The team is incredibly thin in the forward ranks as a result, as behind Brian White, they only have Damir Kreilach — the 35-year-old who scored two goals in just 465 minutes of 2025 play — and Next Pro player Nicolas Fleuriau Chateau, who saw all of 37 minutes of first-team playing time in 2025.
Schuster said he expects to make at least two offensive additions to the roster before the European transfer window closes on Monday, Feb. 3, but feels they have the depth around the rest of the roster to be more finical.
“Other than (the offensive moves), we should see how the team looks in pre-season, because in every other position, we are pretty strong.

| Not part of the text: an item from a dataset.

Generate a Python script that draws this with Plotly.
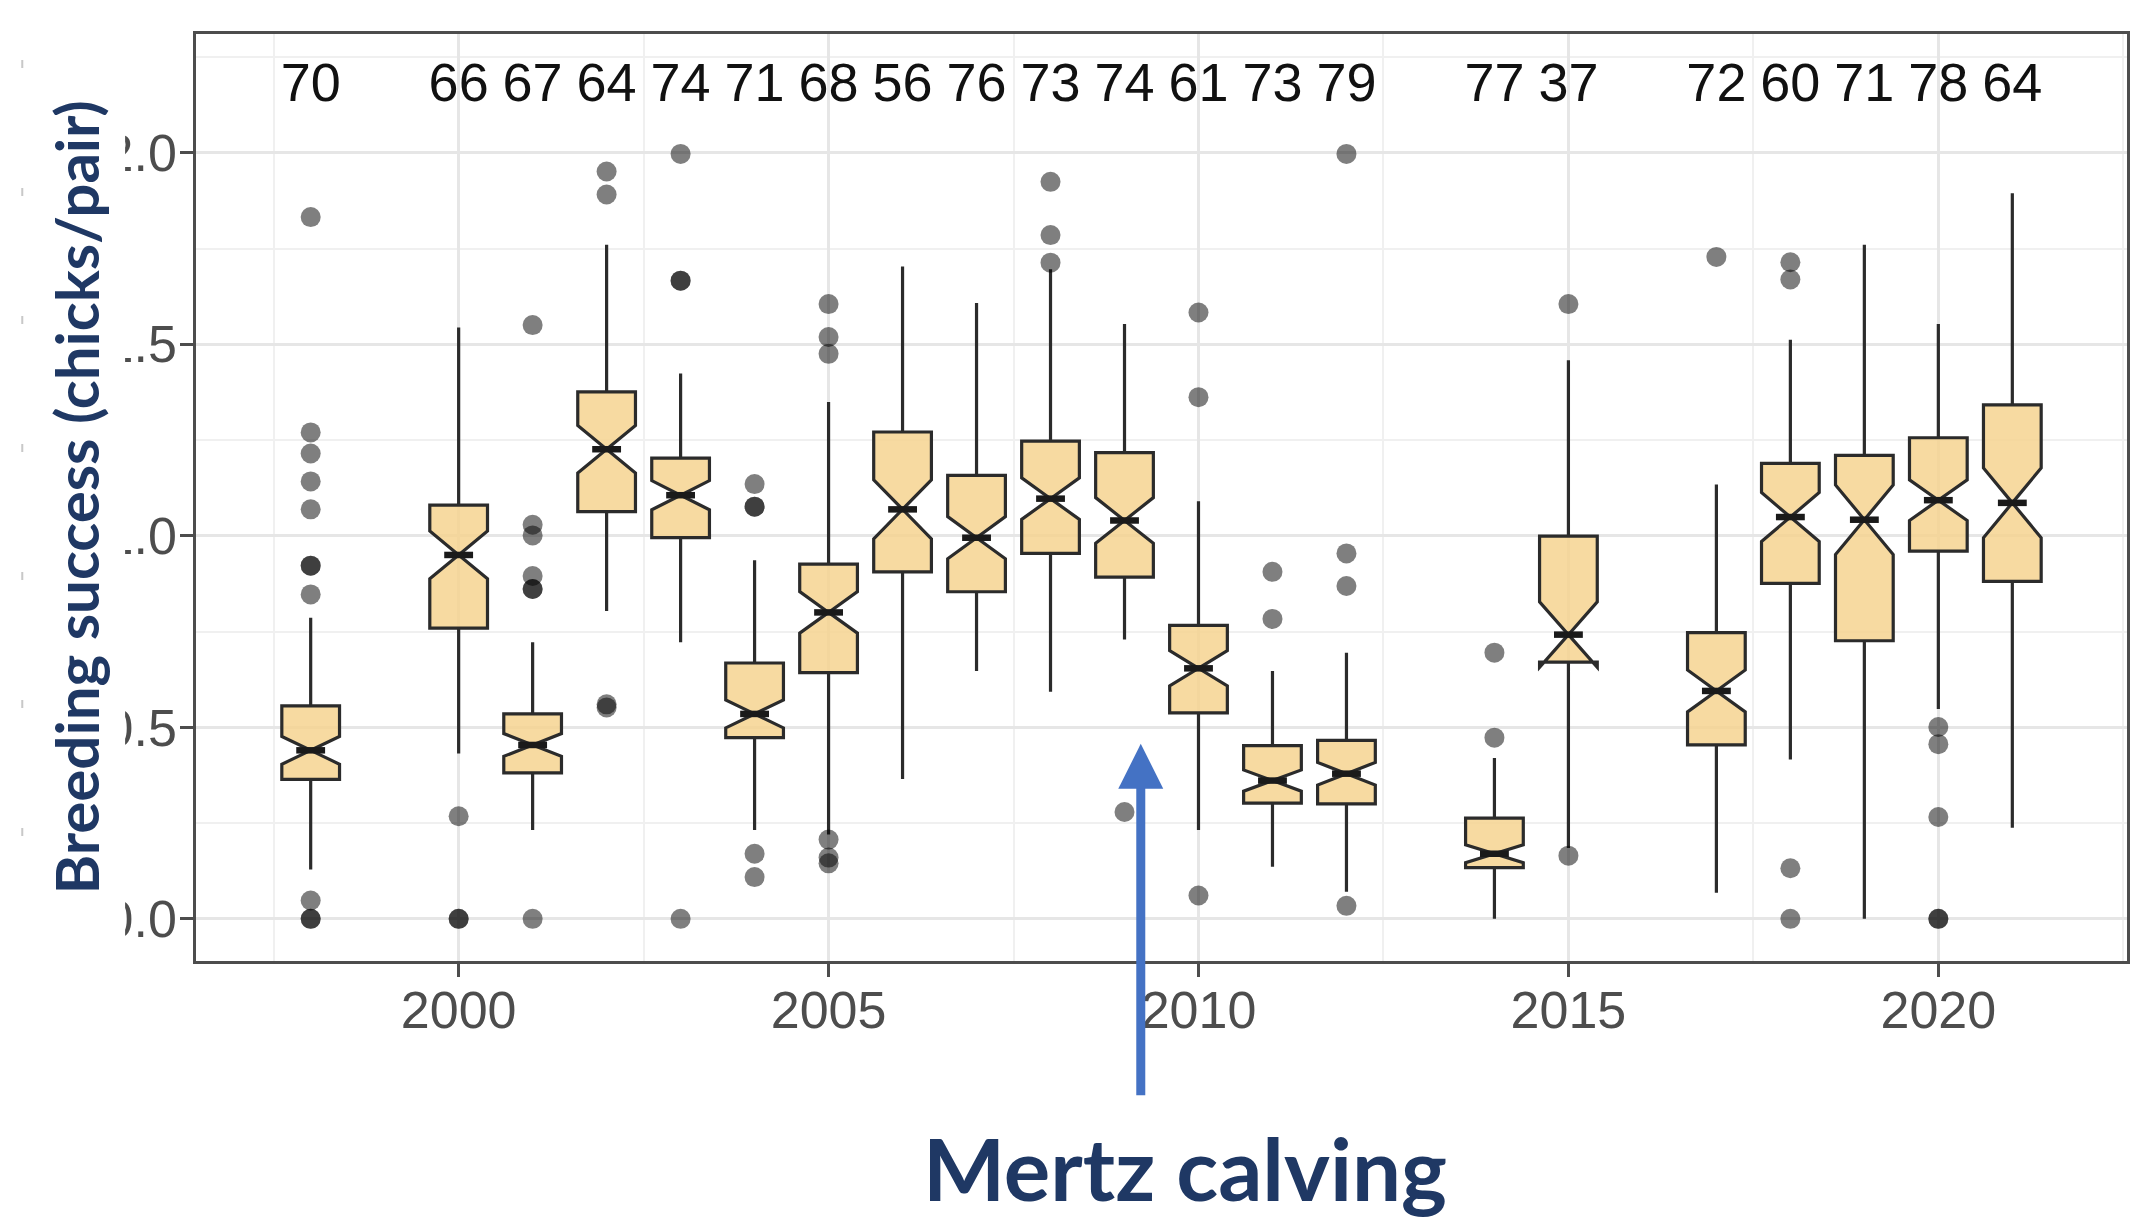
import plotly.graph_objects as go

# ---------------- data ----------------
years = [1998, 2000, 2001, 2002, 2003, 2004, 2005, 2006, 2007, 2008, 2009,
         2010, 2011, 2012, 2014, 2015, 2017, 2018, 2019, 2020, 2021]
counts = [70, 66, 67, 64, 74, 71, 68, 56, 76, 73, 74,
          61, 73, 79, 77, 37, 72, 60, 71, 78, 64]
q1 = [0.364, 0.759, 0.381, 1.063, 0.995, 0.473, 0.643, 0.906, 0.854, 0.954, 0.892,
      0.538, 0.302, 0.300, 0.134, 0.670, 0.454, 0.876, 0.726, 0.960, 0.881]
median = [0.440, 0.950, 0.454, 1.226, 1.106, 0.535, 0.800, 1.069, 0.995, 1.097, 1.040,
          0.654, 0.361, 0.379, 0.170, 0.742, 0.595, 1.049, 1.042, 1.093, 1.086]
q3 = [0.556, 1.080, 0.535, 1.376, 1.203, 0.668, 0.926, 1.271, 1.158, 1.247, 1.217,
      0.766, 0.452, 0.466, 0.263, 0.999, 0.747, 1.189, 1.210, 1.256, 1.342]
whisker_low = [0.129, 0.432, 0.232, 0.804, 0.722, 0.232, 0.220, 0.365, 0.647, 0.593, 0.729,
               0.232, 0.136, 0.071, 0.000, 0.185, 0.068, 0.416, 0.000, 0.548, 0.238]
whisker_high = [0.786, 1.544, 0.722, 1.760, 1.424, 0.936, 1.349, 1.703, 1.608, 1.696, 1.553,
                1.090, 0.647, 0.695, 0.420, 1.458, 1.134, 1.512, 1.760, 1.553, 1.894]

outlier_years = ([1998] * 11 + [2000] * 3 + [2001] * 7 + [2002] * 4 + [2003] * 4 +
                 [2004] * 5 + [2005] * 6 + [2008] * 3 + [2009] + [2010] * 3 +
                 [2011] * 2 + [2012] * 4 + [2014] * 2 + [2015] * 2 + [2017] +
                 [2018] * 4 + [2020] * 5)
outlier_values = ([1.832, 1.270, 1.215, 1.142, 1.069, 0.922, 0.922, 0.847, 0.048, 0.0, 0.0] +
                  [0.268, 0.0, 0.0] +
                  [1.550, 1.029, 1.001, 0.895, 0.861, 0.861, 0.0] +
                  [1.951, 1.891, 0.560, 0.552] +
                  [1.997, 1.666, 1.666, 0.0] +
                  [1.135, 1.076, 1.076, 0.170, 0.109] +
                  [1.605, 1.519, 1.475, 0.207, 0.160, 0.145] +
                  [1.924, 1.785, 1.713] +
                  [0.279] +
                  [1.583, 1.362, 0.061] +
                  [0.906, 0.783] +
                  [1.997, 0.954, 0.869, 0.034] +
                  [0.695, 0.473] +
                  [1.605, 0.165] +
                  [1.728] +
                  [1.714, 1.669, 0.132, 0.0] +
                  [0.501, 0.456, 0.266, 0.0, 0.0])

x_ticks = [2000, 2005, 2010, 2015, 2020]
y_ticks = [0.0, 0.5, 1.0, 1.5, 2.0]
label_y = 2.17
event_year = 2009.22
event_value = 0.457
y_title = "Breeding success (chicks/pair)"
event_text = "Mertz calving"

# ---------------- layout geometry ----------------
W, H = 2141, 1224
ML, MR, MT, MB = 196, 11, 34, 263
PW, PH = W - ML - MR, H - MT - MB


def px_x(px):
    return (px - ML) / PW


def px_y(py):
    return (H - MB - py) / PH


BOX_W = 0.78
NOTCH_W = 0.5
notchspan = [1.58 * (b - a) / (n ** 0.5) for a, b, n in zip(q1, q3, counts)]

fig = go.Figure()

fig.add_trace(go.Box(
    x=years, q1=q1, median=median, q3=q3,
    lowerfence=whisker_low, upperfence=whisker_high,
    notchspan=notchspan, notched=True, notchwidth=NOTCH_W,
    width=BOX_W, whiskerwidth=0,
    fillcolor="rgba(245,210,140,0.82)",
    line=dict(color="#2b2b2b", width=3.2),
    boxpoints=False, showlegend=False, hoverinfo="skip",
))

# thick median bars (ggplot fatten)
mx, my = [], []
for yr, md in zip(years, median):
    hw = BOX_W / 2 * NOTCH_W
    mx += [yr - hw, yr + hw, None]
    my += [md, md, None]
fig.add_trace(go.Scatter(x=mx, y=my, mode="lines",
                         line=dict(color="#1a1a1a", width=6.5),
                         showlegend=False, hoverinfo="skip"))

fig.add_trace(go.Scatter(x=outlier_years, y=outlier_values, mode="markers",
                         marker=dict(size=20, color="rgba(0,0,0,0.5)", line=dict(width=0)),
                         showlegend=False, hoverinfo="skip"))

fig.add_trace(go.Scatter(x=years, y=[label_y] * len(years), mode="text",
                         text=[str(c) for c in counts], textposition="middle center",
                         textfont=dict(family="Liberation Sans, Arial", size=54, color="#111111"),
                         showlegend=False, hoverinfo="skip"))

axis_common = dict(
    showline=True, mirror=True, linecolor="#4d4d4d", linewidth=2.5,
    ticks="outside", ticklen=13, tickwidth=2.5, tickcolor="#4d4d4d",
    showgrid=True, gridcolor="#e6e6e6", gridwidth=2.5, zeroline=False,
    tickfont=dict(family="Liberation Sans, Arial", size=52, color="#4d4d4d"),
)

fig.update_layout(
    width=W, height=H,
    margin=dict(l=ML, r=MR, t=MT, b=MB, pad=0),
    paper_bgcolor="white", plot_bgcolor="white",
    showlegend=False,
    xaxis=dict(range=[1996.45, 2022.55], tickvals=x_ticks, ticklabelstandoff=-11,
               minor=dict(dtick=2.5, tick0=2000, showgrid=True, gridcolor="#f0f0f0", gridwidth=1.5, ticks=""),
               **axis_common),
    yaxis=dict(range=[-0.11, 2.31], tickvals=y_ticks, tickformat=".1f", ticklabelstandoff=-7,
               minor=dict(dtick=0.25, tick0=0, showgrid=True, gridcolor="#f0f0f0", gridwidth=1.5, ticks=""),
               **axis_common),
)

# white strip that hides the left part of the y tick labels (as in the reference)
fig.add_shape(type="rect", xref="paper", yref="paper",
              x0=px_x(-10), x1=px_x(125), y0=px_y(H + 10), y1=px_y(-10),
              fillcolor="white", line=dict(width=0), layer="above")
# faint dashed edge at far left
fig.add_shape(type="line", xref="paper", yref="paper",
              x0=px_x(22), x1=px_x(22), y0=px_y(60), y1=px_y(950),
              line=dict(color="#c8c8c8", width=2, dash="8px,120px"), layer="above")

fig.add_annotation(text=y_title, textangle=-90, xref="paper", yref="paper",
                   x=px_x(76), y=px_y(497), xanchor="center", yanchor="middle",
                   showarrow=False,
                   font=dict(family="Lato, Open Sans", size=60, color="#1f3864", weight="bold"))

fig.add_annotation(text="", x=event_year, y=event_value, xref="x", yref="y",
                   ax=0, ay=353, axref="pixel", ayref="pixel",
                   showarrow=True, arrowhead=2, arrowsize=1.0, arrowwidth=9,
                   arrowcolor="#4472c4", standoff=0)

fig.add_annotation(text=event_text, xref="paper", yref="paper",
                   x=px_x(1187), y=px_y(1167), xanchor="center", yanchor="middle",
                   showarrow=False,
                   font=dict(family="Lato, Open Sans", size=87, color="#1f3864", weight="bold"))

fig.write_html("out.html", config={"displayModeBar": False},
               post_script="document.body.style.margin='0';document.body.style.overflow='hidden';")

We have, in most positions, more than one candidate,” he said. “We want to bring a lot of young guys to pre-season again, Next Pro players, maybe even an academy kid, our draft picks, and I think other than really offensive pieces, we probably will wait and see also what remains after the European window closes.”
Players report to the University of B.C. on Saturday, and board the plane for Marbella three days later. Ten days after that, they play their first pre-season game, against Polish side Raków Częstochowa on Jan. 24.
White will miss the first few weeks in Spain, having been called up by the U.S. team for camp and two friendlies against Venezuela (Jan. 18) and Costa Rica (Jan. 22) in Florida.
OTHER NOTABLE DATES
Feb. 8: Return to Vancouver.
Feb. 20: CONCACAF Champions Cup Round 1 first leg at Deportivo Saprissa, 5 p.m. PT.
Feb. 23: MLS season-opener versus Portland Timbers at Providence Park, 1 p.m. PT.
Feb. 27: CONCACAF Champions Cup Round 1 second leg vs. Deportivo Saprissa, 7 p.m. PT.
March 2: MLS home-opener vs. L.A. Galaxy at B.C. Place, 2 p.m.